Summary
This comparative study evaluated five established soil phosphorus extraction methods across 218 samples from long-term field experiments (some >100 years old) spanning five European countries and 11 soil types. Whilst all five tests correlated positively with crop yield, quantity-based tests (ammonium oxalate, ammonium lactate, Olsen P) generally outperformed intensity-based tests (CaCl₂, DGT) in Mitscherlich models, though intensity tests showed less variation in critical P values across soil types. The authors conclude that no single test was clearly superior except that ammonium oxalate performed poorly, and that combining quantity and intensity tests provided marginal improvement over single tests.
UK applicability
The study provides critical phosphorus values validated across European soil types, likely applicable to UK conditions given the inclusion of long-term field trials across the continent.
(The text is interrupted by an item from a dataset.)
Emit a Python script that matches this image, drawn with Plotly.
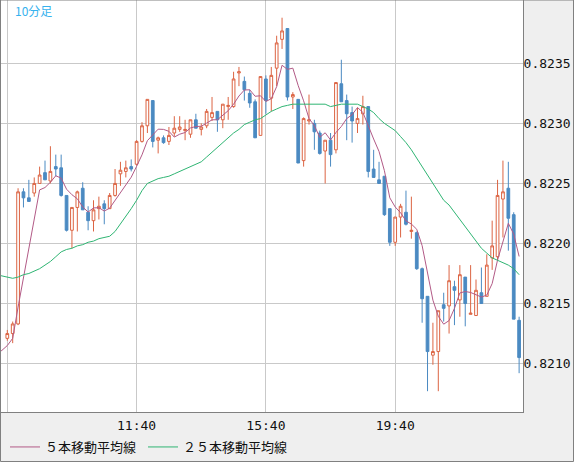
import numpy as np
import pandas as pd
import plotly.graph_objects as go

# ---- data (10-minute bars) ----
start_time = "07:40"
bar_minutes = 10

opens = [0.82121, 0.82125, 0.82133, 0.82243, 0.82238, 0.82242, 0.82250, 0.82259, 0.82252, 0.82264,
         0.82263, 0.82240, 0.82211, 0.82230, 0.82246, 0.82226, 0.82219, 0.82229, 0.82233, 0.82229,
         0.82240, 0.82258, 0.82260, 0.82264, 0.82266, 0.82285, 0.82298, 0.82319, 0.82286, 0.82288,
         0.82285, 0.82292, 0.82295, 0.82294, 0.82291, 0.82303, 0.82295, 0.82298, 0.82305, 0.82310,
         0.82303, 0.82314, 0.82314, 0.82342, 0.82335, 0.82325, 0.82318, 0.82290, 0.82337, 0.82321,
         0.82346, 0.82370, 0.82379, 0.82322, 0.82320, 0.82269, 0.82302, 0.82300, 0.82292, 0.82277,
         0.82286, 0.82278, 0.82333, 0.82319, 0.82309, 0.82300, 0.82308, 0.82314, 0.82262, 0.82253,
         0.82256, 0.82229, 0.82201, 0.82222, 0.82226, 0.82210, 0.82209, 0.82179, 0.82156, 0.82107,
         0.82110, 0.82149, 0.82148, 0.82164, 0.82153, 0.82172, 0.82141, 0.82140, 0.82159, 0.82156,
         0.82188, 0.82189, 0.82237, 0.82246, 0.82224, 0.82136]
highs = [0.82128, 0.82135, 0.82246, 0.82246, 0.82253, 0.82255, 0.82264, 0.82269, 0.82281, 0.82274,
         0.82274, 0.82240, 0.82230, 0.82244, 0.82251, 0.82231, 0.82236, 0.82239, 0.82236, 0.82242,
         0.82262, 0.82268, 0.82269, 0.82270, 0.82286, 0.82301, 0.82320, 0.82319, 0.82289, 0.82290,
         0.82297, 0.82306, 0.82306, 0.82303, 0.82303, 0.82308, 0.82300, 0.82312, 0.82322, 0.82310,
         0.82316, 0.82322, 0.82343, 0.82347, 0.82339, 0.82328, 0.82320, 0.82339, 0.82340, 0.82347,
         0.82373, 0.82388, 0.82379, 0.82326, 0.82320, 0.82305, 0.82324, 0.82303, 0.82294, 0.82286,
         0.82292, 0.82334, 0.82353, 0.82324, 0.82314, 0.82313, 0.82323, 0.82314, 0.82278, 0.82268,
         0.82256, 0.82229, 0.82222, 0.82233, 0.82244, 0.82239, 0.82210, 0.82180, 0.82156, 0.82134,
         0.82144, 0.82159, 0.82182, 0.82169, 0.82182, 0.82172, 0.82182, 0.82170, 0.82180, 0.82191,
         0.82219, 0.82253, 0.82269, 0.82268, 0.82226, 0.82139]
lows = [0.82119, 0.82117, 0.82132, 0.82230, 0.82235, 0.82239, 0.82250, 0.82253, 0.82250, 0.82256,
        0.82239, 0.82210, 0.82196, 0.82210, 0.82228, 0.82211, 0.82210, 0.82220, 0.82216, 0.82229,
        0.82239, 0.82248, 0.82255, 0.82260, 0.82265, 0.82284, 0.82292, 0.82280, 0.82275, 0.82283,
        0.82282, 0.82289, 0.82293, 0.82286, 0.82288, 0.82296, 0.82290, 0.82296, 0.82302, 0.82293,
        0.82296, 0.82303, 0.82313, 0.82331, 0.82319, 0.82313, 0.82288, 0.82290, 0.82308, 0.82310,
        0.82331, 0.82362, 0.82319, 0.82312, 0.82267, 0.82264, 0.82299, 0.82278, 0.82274, 0.82250,
        0.82264, 0.82275, 0.82318, 0.82286, 0.82284, 0.82292, 0.82299, 0.82255, 0.82255, 0.82250,
        0.82223, 0.82198, 0.82198, 0.82205, 0.82215, 0.82204, 0.82178, 0.82134, 0.82077, 0.82099,
        0.82077, 0.82135, 0.82125, 0.82132, 0.82139, 0.82131, 0.82141, 0.82140, 0.82150, 0.82156,
        0.82178, 0.82186, 0.82205, 0.82194, 0.82137, 0.82092]
closes = [0.82125, 0.82133, 0.82243, 0.82238, 0.82235, 0.82250, 0.82257, 0.82253, 0.82260, 0.82262,
          0.82240, 0.82211, 0.82230, 0.82243, 0.82228, 0.82219, 0.82228, 0.82231, 0.82229, 0.82240,
          0.82250, 0.82261, 0.82263, 0.82262, 0.82285, 0.82298, 0.82320, 0.82285, 0.82288, 0.82284,
          0.82290, 0.82296, 0.82297, 0.82295, 0.82303, 0.82296, 0.82297, 0.82310, 0.82309, 0.82303,
          0.82316, 0.82315, 0.82337, 0.82343, 0.82328, 0.82317, 0.82288, 0.82339, 0.82319, 0.82340,
          0.82367, 0.82377, 0.82322, 0.82324, 0.82267, 0.82304, 0.82303, 0.82293, 0.82275, 0.82286,
          0.82274, 0.82334, 0.82318, 0.82308, 0.82302, 0.82304, 0.82314, 0.82260, 0.82255, 0.82250,
          0.82224, 0.82201, 0.82222, 0.82231, 0.82216, 0.82211, 0.82179, 0.82154, 0.82110, 0.82110,
          0.82144, 0.82146, 0.82169, 0.82161, 0.82174, 0.82150, 0.82142, 0.82161, 0.82150, 0.82182,
          0.82198, 0.82240, 0.82243, 0.82221, 0.82137, 0.82105]

# 5-bar MA for the two bars before the window and the first four bars (needs earlier, unseen data)
ma5_lead = [0.82108, 0.82111, 0.82115, 0.82121, 0.82147, 0.82171]
# 25-bar MA, from two bars before the window to the last bar
ma25 = [0.82174, 0.82173,
        0.82172, 0.82171, 0.82172, 0.82174, 0.82175, 0.82177, 0.82179, 0.82182, 0.82185, 0.82189,
        0.82193, 0.82195, 0.82196, 0.82198, 0.82199, 0.82201, 0.82202, 0.82204, 0.82205, 0.82206,
        0.82210, 0.82216, 0.82223, 0.82229, 0.82236, 0.82244, 0.82250, 0.82252, 0.82254, 0.82255,
        0.82256, 0.82258, 0.82260, 0.82262, 0.82264, 0.82266, 0.82268, 0.82272, 0.82276, 0.82280,
        0.82284, 0.82288, 0.82292, 0.82295, 0.82299, 0.82301, 0.82303, 0.82304, 0.82307, 0.82310,
        0.82312, 0.82314, 0.82315, 0.82316, 0.82316, 0.82316, 0.82316, 0.82316, 0.82316, 0.82316,
        0.82314, 0.82315, 0.82316, 0.82316, 0.82316, 0.82316, 0.82314, 0.82312, 0.82309, 0.82304,
        0.82300, 0.82297, 0.82294, 0.82289, 0.82284, 0.82278, 0.82271, 0.82264, 0.82257, 0.82250,
        0.82243, 0.82236, 0.82232, 0.82226, 0.82220, 0.82214, 0.82207, 0.82201, 0.82196, 0.82192,
        0.82188, 0.82186, 0.82184, 0.82182, 0.82179, 0.82174]

price_ticks = [0.8210, 0.8215, 0.8220, 0.8225, 0.8230, 0.8235]
grid_times = ["07:40", "11:40", "15:40", "19:40"]
grid_labels = ["", "11:40", "15:40", "19:40"]

title_text = "10分足"
ma5_name = "５本移動平均線"
ma25_name = "２５本移動平均線"

# ---- derived ----
n = len(closes)
lead = len(ma25) - n
t0 = pd.Timestamp("2000-01-01 " + start_time)
bar_times = [(t0 + pd.Timedelta(minutes=bar_minutes * i)).strftime("%H:%M") for i in range(n)]
xpos = np.arange(n)
xpos_ext = np.arange(-lead, n)
tickvals = [bar_times.index(t) for t in grid_times]

ma5_calc = pd.Series(closes).rolling(5).mean().tolist()[4:]
ma5 = ma5_lead + ma5_calc

inc_color = "#dc6443"
dec_color = "#4b8ac2"
ma5_color = "#b25a86"
ma25_color = "#2fb573"
grid_color = "#c9c9c9"
frame_color = "#808080"
mono = "DejaVu Sans Mono"
jp = "Noto Sans CJK JP"

W, H = 574, 462
ML, MR, MT, MB = 0, 51, 0, 50
PW, PH = W - ML - MR, H - MT - MB

fig = go.Figure()
fig.add_trace(go.Candlestick(
    x=xpos, open=opens, high=highs, low=lows, close=closes,
    increasing=dict(line=dict(color=inc_color, width=1), fillcolor="white"),
    decreasing=dict(line=dict(color=dec_color, width=1), fillcolor=dec_color),
    whiskerwidth=0, showlegend=False, hoverinfo="skip",
))
fig.add_trace(go.Scatter(x=xpos_ext, y=ma5, mode="lines", name=ma5_name, legend="legend",
                         line=dict(color=ma5_color, width=1), hoverinfo="skip"))
fig.add_trace(go.Scatter(x=xpos_ext, y=ma25, mode="lines", name=ma25_name, legend="legend2",
                         line=dict(color=ma25_color, width=1), hoverinfo="skip"))

legend_style = dict(orientation="h", xanchor="left", y=-35.0 / PH, yanchor="middle",
                    font=dict(family=jp, size=13, color="#111"), bgcolor="rgba(0,0,0,0)",
                    borderwidth=0, itemwidth=30)

ppx = 5.3875  # px per bar, used only for axis range padding
fig.update_layout(
    template="none",
    width=W, height=H,
    margin=dict(l=ML, r=MR, t=MT, b=MB, pad=0, autoexpand=False),
    paper_bgcolor="#efefef", plot_bgcolor="white",
    boxgap=0.28,
    showlegend=True,
    legend=dict(x=5.0 / PW, **legend_style),
    legend2=dict(x=143.0 / PW, **legend_style),
    xaxis=dict(range=[-7.3 / ppx, (PW - 7.3) / ppx], tickvals=tickvals, ticktext=grid_labels,
               showgrid=True, gridcolor=grid_color, gridwidth=1, zeroline=False,
               showline=True, linecolor=frame_color, linewidth=1, mirror=True,
               ticks="", ticklen=0, ticklabelstandoff=1, automargin=False,
               tickfont=dict(family=mono, size=13, color="#111"),
               rangeslider=dict(visible=False)),
    yaxis=dict(range=[0.8205967, 0.8240275], side="right", tickvals=price_ticks,
               tickformat=".4f", showgrid=True, gridcolor=grid_color, gridwidth=1, zeroline=False,
               showline=True, linecolor=frame_color, linewidth=1, mirror=True,
               ticks="", ticklen=0, ticklabelstandoff=-3, automargin=False,
               tickfont=dict(family=mono, size=13, color="#111")),
    annotations=[dict(text=title_text, xref="paper", yref="paper", x=13.0 / PW, y=1.0,
                      xanchor="left", yanchor="top", showarrow=False,
                      font=dict(family=jp, size=12, color="#35b2ee"))],
    shapes=[dict(type="rect", xref="paper", yref="paper", x0=0.5 / PW, x1=(W - 0.5) / PW,
                 y0=-(MB - 0.5) / PH, y1=1, line=dict(color=frame_color, width=1),
                 fillcolor="rgba(0,0,0,0)", layer="above")],
)

fig.write_html("out.html", config={"displayModeBar": False},
               post_script="document.body.style.margin='0px';")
However, the findings suggest that UK practitioners should consider using multiple P tests rather than relying on a single extraction method, and that locally calibrated critical values may be necessary for different soil types.
Key measures
Crop yield response data; phosphorus extractability via five different soil tests; goodness of fit in Mitscherlich models; critical phosphorus values; correlation between soil P tests and crop yield across soil types
Outcomes reported
The study compared five soil phosphorus extraction methods (ammonium oxalate, ammonium lactate, Olsen P, CaCl₂, and DGT) in their ability to predict crop yield across 218 soil samples from 11 different soil types in long-term European field experiments. The performance of quantity-based versus intensity-based tests was evaluated using Mitscherlich models and critical P values.